REACT_APP_POLICY_ROOT={The policy root (the first component of the policy module name) - defaults to `peoplefinder`}
POLICY_INSTANCE_NAME={Your Policy name}

# To use the Aserto hosted authorizer, provide an API key and Tenant ID
AUTHORIZER_API_KEY={Your Authorizer API Key - find in the Aserto console in the "Policy settings" section for this policy}
TENANT_ID={Your Tenant ID - find in the Aserto console in the "Policy settings" section for this policy}

# To use a local authorizer, instead of the two variables above, provide the service URL and cert file
AUTHORIZER_SERVICE_URL=localhost:8282
DIRECTORY_SERVICE_URL=localhost:9292

# For Topaz:
AUTHORIZER_CERT_CA_FILE=$HOME/.config/topaz/certs/grpc-ca.crt
DIRECTORY_CERT_CA_FILE==$HOME/.config/topaz/certs/grpc-ca.crt
# For the Aserto edge authorizer:
AUTHORIZER_CERT_CA_FILE=$HOME/.config/aserto/aserto-one/certs/grpc-ca.crt
DIRECTORY_CERT_CA_FILE==$HOME/.config/aserto/aserto-one/certs/grpc-ca.crt

Optionally, you can override these base URL's:

APP_ORIGIN={OPTIONAL: THE BASE URL OF YOUR APPLICATION (default: http://localhost:3000)}
REACT_APP_API_ORIGIN={OPTIONAL: THE BASE URL OF YOUR API (default: http://localhost:3001)}

Run the sample

Compile and hot-reload for development

This compiles and serves the React app at localhost:3000, and starts the backend API server on port 3001.

yarn run dev

To run the api-server on its own, run yarn run api-server. To run the single-page application on its own, run yarn run spa.

Deployment

Compiles and minifies for production

yarn run build

Deploy to Netlify

Deploy to Netlify

The project is ready to deploy to Netlify. Just click the "Deploy to Netlify" badge on the repo, or fork the project and set up a Netlify deployment for it.

Note that the API is deployed as a Netlify function.

Also, in order to run properly, the environment variables found in .env.example MUST be set up in the Deployment section in Netlify.
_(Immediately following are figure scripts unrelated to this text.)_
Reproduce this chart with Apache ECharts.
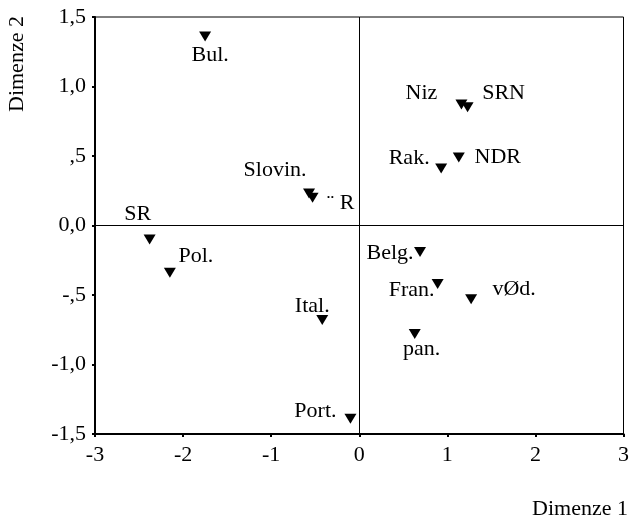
<!DOCTYPE html>
<html><head><meta charset="utf-8">
<script src="https://cdn.jsdelivr.net/npm/echarts@6/dist/echarts.min.js"></script>
<style>html,body{margin:0;padding:0;background:#fff}#c{width:632px;height:522px}</style>
</head><body><div id="c"></div>
<script>
const labels = ['Bul.','Slovin.','\u00a8 R','SR','Pol.','Ital.','Port.','Niz','SRN','Rak.','NDR','Belg.','Fran.','vØd.','pan.'];
const dim1 = [-1.75,-0.57,-0.53,-2.38,-2.15,-0.42,-0.10,1.16,1.23,0.93,1.13,0.69,0.89,1.27,0.63];
const dim2 = [1.36,0.23,0.20,-0.10,-0.34,-0.68,-1.39,0.87,0.85,0.41,0.49,-0.19,-0.42,-0.53,-0.78];
const xTicks = ['-3','-2','-1','0','1','2','3'];
const yTicks = ['-1,5','-1,0','-,5','0,0',',5','1,0','1,5'];
// label offsets (style only)
const labelOffsets = [[5,19],[-34,-23],[28,6],[-12,-25],[26,-17],[-10,-14],[-35,-7],[-40,-11],[36,-14],[-32,-10],[39,0],[-30,1],[-26,6],[43,-10],[7,15]];

const font = 'Liberation Serif';
const fs = 22;
const data = labels.map((n,i)=>({
  value:[dim1[i],dim2[i]], name:n,
  label:{show:true, formatter:n, position:'inside', offset:labelOffsets[i], color:'#000', fontFamily:font, fontSize:fs}
}));
const chart = echarts.init(document.getElementById('c'));
chart.setOption({
  animation:false,
  backgroundColor:'#fff',
  grid:{left:95,right:4,top:17,bottom:88,show:true,borderColor:'#000',borderWidth:1},
  xAxis:{type:'value',min:-3,max:3,interval:1,
    axisLine:{onZero:false,lineStyle:{color:'#000',width:2}},
    axisTick:{show:true,length:3,lineStyle:{color:'#000',width:2}},
    splitLine:{show:false},
    axisLabel:{color:'#000',fontFamily:font,fontSize:fs,margin:10,formatter:(v)=>xTicks[Math.round(v)+3]}
  },
  yAxis:{type:'value',min:-1.5,max:1.5,interval:0.5,
    axisLine:{onZero:false,lineStyle:{color:'#000',width:2}},
    axisTick:{show:true,length:3,lineStyle:{color:'#000',width:2}},
    splitLine:{show:false},
    axisLabel:{color:'#000',fontFamily:font,fontSize:fs,margin:9,formatter:(v)=>yTicks[Math.round(v*2)+3]}
  },
  graphic:[
    {type:'text',x:6,y:112,rotation:Math.PI/2,style:{text:'Dimenze 2',font:fs+'px "Liberation Serif"',fill:'#000'}},
    {type:'text',right:4,bottom:2,style:{text:'Dimenze 1',font:fs+'px "Liberation Serif"',fill:'#000'}}
  ],
  series:[{
    type:'scatter',
    symbol:'triangle',symbolRotate:180,symbolSize:[12,10],
    itemStyle:{color:'#000',opacity:1},
    data:data,
    markLine:{silent:true,symbol:'none',label:{show:false},
      lineStyle:{color:'#000',width:1,type:'solid'},
      data:[{xAxis:0},{yAxis:0}]}
  }]
});
</script></body></html>
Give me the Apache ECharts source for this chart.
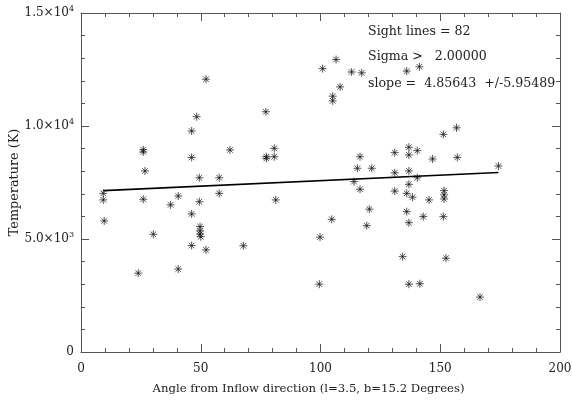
<!DOCTYPE html>
<html>
<head>
<meta charset="utf-8">
<script src="https://cdn.jsdelivr.net/npm/echarts@6/dist/echarts.min.js"></script>
<style>html,body{margin:0;padding:0;background:#fff}#c{width:572px;height:400px}</style>
</head>
<body>
<div id="c"></div>
<script>
// Angle from inflow direction (degrees)
const angles = [
  9.3, 9.3, 9.7, 23.9, 26.0, 26.0, 26.7, 26.0, 30.2, 37.4,
  40.6, 40.6, 46.2, 46.2, 46.2, 46.2, 48.3, 49.4, 49.4, 49.7,
  49.7, 49.7, 50.0, 52.2, 52.2, 57.7, 57.7, 62.2, 67.8, 77.2,
  77.4, 77.4, 80.7, 80.7, 81.3,
  99.5, 99.8, 100.9, 104.7, 105.1, 105.1, 106.5, 108.2, 113.0, 114.0,
  115.4, 116.5, 116.5, 117.2, 119.3, 120.4, 121.4,
  131.0, 131.0, 131.0, 134.3, 136.0, 136.0, 136.0, 136.9, 136.9, 136.9,
  136.9, 136.9, 136.9, 138.4, 140.4, 140.4, 141.3, 141.5, 142.9, 145.3,
  146.8, 151.3, 151.6, 151.6, 151.6, 151.3, 152.4, 156.8, 157.1, 166.6,
  174.3
];
// Temperature (K)
const temps = [
  7020, 6730, 5800, 3490, 8950, 8850, 8010, 6760, 5210, 6510,
  6900, 3670, 9780, 8610, 6110, 4710, 10410, 7710, 6650, 5550,
  5360, 5220, 5100, 4520, 12070, 7710, 7020, 8940, 4700, 10630,
  8570, 8640, 9010, 8640, 6730,
  3000, 5080, 12540, 5870, 11320, 11110, 12940, 11730, 12390, 7540,
  8130, 8640, 7200, 12350, 5590, 6320, 8130,
  8820, 7930, 7120, 4220, 12430, 7020, 6210, 9060, 8720, 8010,
  7420, 5720, 3000, 6850, 8910, 7710, 12620, 3020, 5990, 6730,
  8540, 9630, 7140, 6950, 6770, 5990, 4150, 9920, 8610, 2430,
  8230
];
// Linear fit endpoints
const fitX = [9.3, 174.3];
const fitY = [7140, 7940];
// Tick labels
const yTickMant = {0: '0', 5000: '5.0×10', 10000: '1.0×10', 15000: '1.5×10'};
const yTickExp = {0: '', 5000: '3', 10000: '4', 15000: '4'};
const annotations = ['Sight lines = 82', 'Sigma >   2.00000', 'slope =  4.85643  +/-5.95489'];

const FONT = 'DejaVu Serif';
const TXT = '#222';
const AX = '#555';

const chart = echarts.init(document.getElementById('c'), null, {renderer: 'canvas'});

const pts = angles.map((a, i) => [a, temps[i]]);
const fit = fitX.map((x, i) => [x, fitY[i]]);

const star = 'path://M0,-10L0,10M-10,0L10,0M-7,-7L7,7M-7,7L7,-7';

function xAxisBase(pos, showLabel) {
  return {
    type: 'value', position: pos, min: 0, max: 200, interval: 50,
    axisLine: {show: true, onZero: false, lineStyle: {color: AX, width: 1}},
    axisTick: {show: true, inside: true, length: 8, lineStyle: {color: AX}},
    minorTick: {show: true, splitNumber: 5, length: 4, lineStyle: {color: AX}},
    splitLine: {show: false},
    axisLabel: {show: showLabel, color: TXT, fontFamily: FONT, fontSize: 12, margin: 11}
  };
}
function yAxisBase(pos, showLabel) {
  return {
    type: 'value', position: pos, min: 0, max: 15000, interval: 5000,
    axisLine: {show: true, onZero: false, lineStyle: {color: AX, width: 1}},
    axisTick: {show: true, inside: true, length: 8, lineStyle: {color: AX}},
    minorTick: {show: true, splitNumber: 5, length: 4, lineStyle: {color: AX}},
    splitLine: {show: false},
    axisLabel: {
      show: showLabel, color: TXT, fontFamily: FONT, fontSize: 12, margin: 7,
      formatter: v => {
        const e = yTickExp[v];
        return e ? '{m|' + yTickMant[v] + '}{s|' + e + '}' : '{m|' + yTickMant[v] + '}';
      },
      rich: {
        m: {fontFamily: FONT, fontSize: 12, color: TXT},
        s: {fontFamily: FONT, fontSize: 8, color: TXT, padding: [0, 0, 8, 0]}
      }
    }
  };
}

const xb = xAxisBase('bottom', true);
xb.name = 'Angle from Inflow direction (l=3.5, b=15.2 Degrees)';
xb.nameLocation = 'middle';
xb.nameGap = 31;
xb.nameMoveOverlap = false;
xb.nameTextStyle = {color: TXT, fontFamily: FONT, fontSize: 11.7, padding: [0, 24, 0, 0]};

const yl = yAxisBase('left', true);
yl.name = 'Temperature (K)';
yl.nameLocation = 'middle';
yl.nameGap = 60;
yl.nameMoveOverlap = false;
yl.nameTextStyle = {color: TXT, fontFamily: FONT, fontSize: 12.8};

chart.setOption({
  animation: false,
  backgroundColor: '#fff',
  grid: {left: 81, right: 12, top: 13, bottom: 48, containLabel: false, outerBoundsMode: 'none'},
  xAxis: [xb, xAxisBase('top', false)],
  yAxis: [yl, yAxisBase('right', false)],
  graphic: annotations.map((t, i) => ({
    type: 'text', left: 368, top: [25, 50, 77][i],
    style: {text: t, fill: TXT, font: '12.6px "' + FONT + '"'}
  })),
  series: [
    {
      type: 'scatter', data: pts, xAxisIndex: 0, yAxisIndex: 0,
      symbol: star, symbolSize: 8,
      itemStyle: {color: 'rgba(0,0,0,0)', borderColor: '#111', borderWidth: 0.9}
    },
    {
      type: 'line', data: fit, xAxisIndex: 0, yAxisIndex: 0,
      symbol: 'none', lineStyle: {color: '#000', width: 1.6}
    }
  ]
});
</script>
</body>
</html>
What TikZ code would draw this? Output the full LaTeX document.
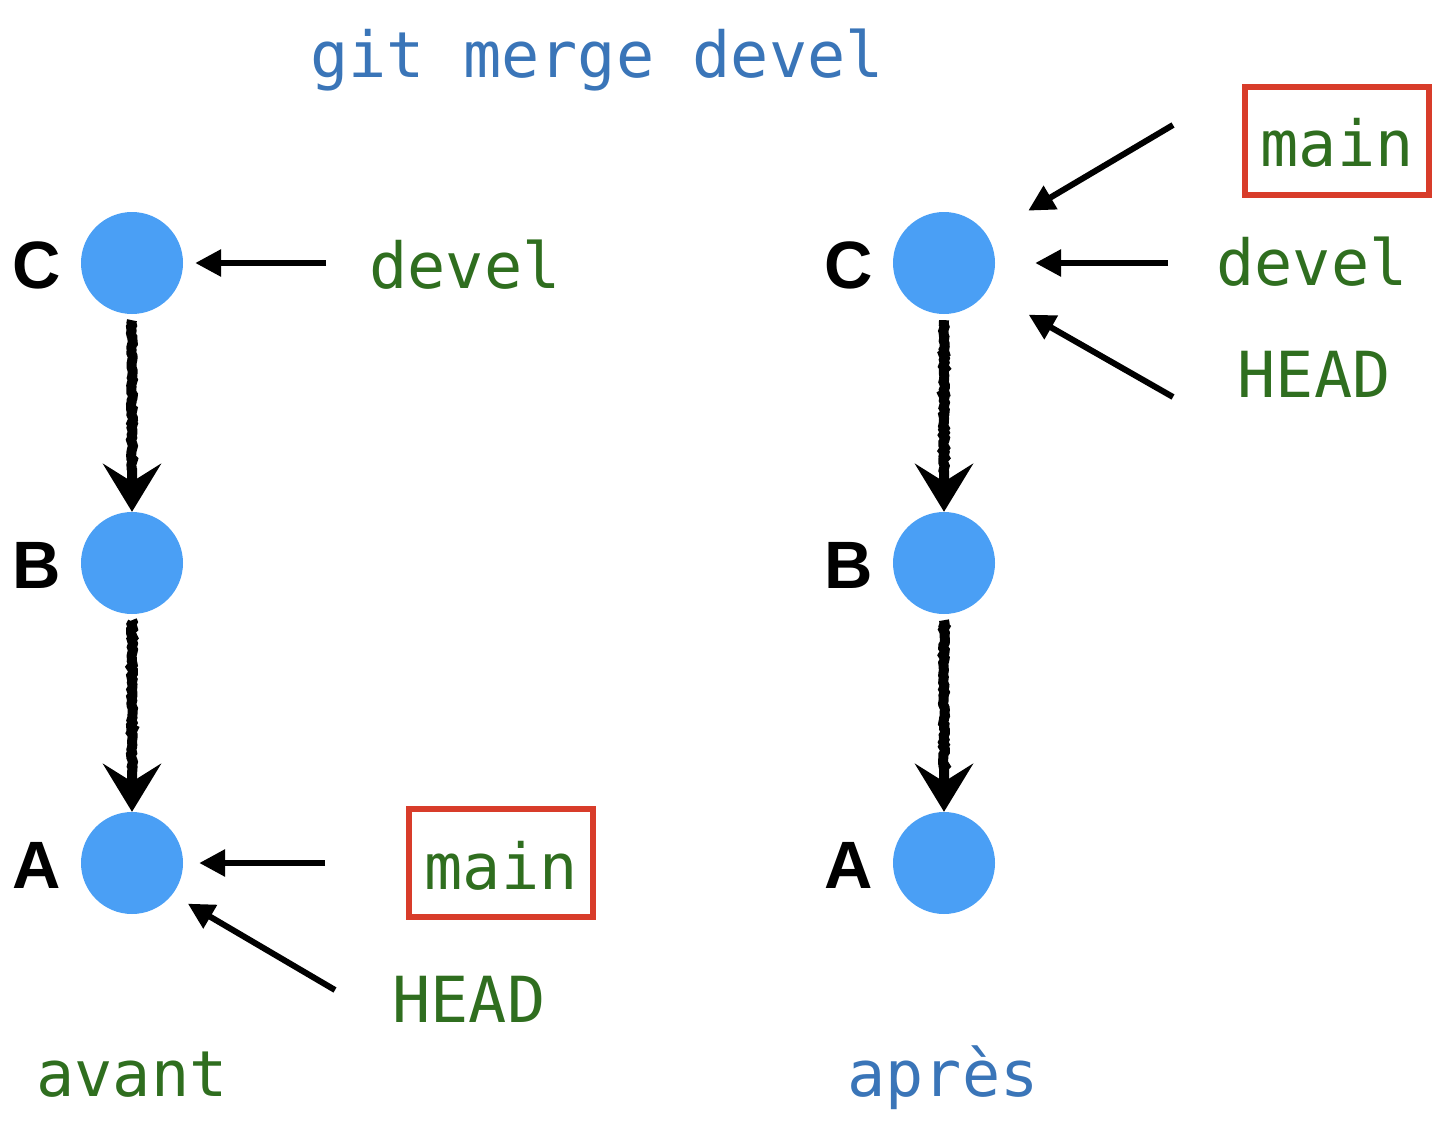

  • REACT_APP_POLICY_ROOT={policy root (the first component of the policy module name) - e.g. peoplefinder}
  • POLICY_INSTANCE_NAME={Your Policy name}
  • TENANT_ID={Your Tenant ID (find in the Aserto console in the "Policy settings" section)}
  • AUTHORIZER_API_KEY={Your Authorizer API Key (find in the Aserto console in the "Policy settings" section)}
  • DIRECTORY_API_KEY={Your Directory read/write API Key (find in the Aserto console in the "Connections" section under "Aserto Directory" connection)}
  • REACT_APP_NETLIFY=NETLIFY
  • REACT_APP_DEX_AUDIENCE=acmecorp-app
  • REACT_APP_DEX_CLIENT_ID=acmecorp-app
  • REACT_APP_DEX_DOMAIN=acmecorp.demo.aserto.com

Building and running as a local docker image

Create a .env.docker (based on the .env.example) with the appropriate settings. If a local authorizer is to be used, the Dockerfile expects the src/utils/gateway-ca.crt to be the public key file for the gateway CA for that authorizer, and AUTHORIZER_CERT_FILE in .env.docker to be set to src/utils/gateway-ca.crt.

Alternatively, you can take the COPY --from=build /app/src/utils/gateway-ca.crt ./src/utils/gateway-ca.crt directive out of the Dockerfile and instead inject the ca.crt file location at runtime (e.g. as a kubernetes secret) via the AUTHORIZER_CERT_FILE environment variable.

yarn run docker-build: uses docker build to create a local container image yarn run docker-run: runs the docker container built using the command above with the name peoplefinder

You can tweak the image tags using the four environment variables defined below.

Building and running on Google Cloud Build / Run

yarn run build-gcp: uses the GCP container image build service to build on GCP yarn run deploy-gcp: runs the container on Google Cloud Run

Note that these scripts rely on the following environment variables:

  • REGISTRY: registry prefix (defaults to gcr.io)
  • PROJECT: project name (the container image is named $REGISTRY/$PROJECT/$IMAGE - change to your GCP project name)
  • IMAGE: image name (defaults to peoplefinder)
  • SERVICE: GCR service name (defaults to peoplefinder)

Run your tests

yarn run test

Author

Aserto

License

This project is licensed under the MIT license. See the LICENSE file for more info.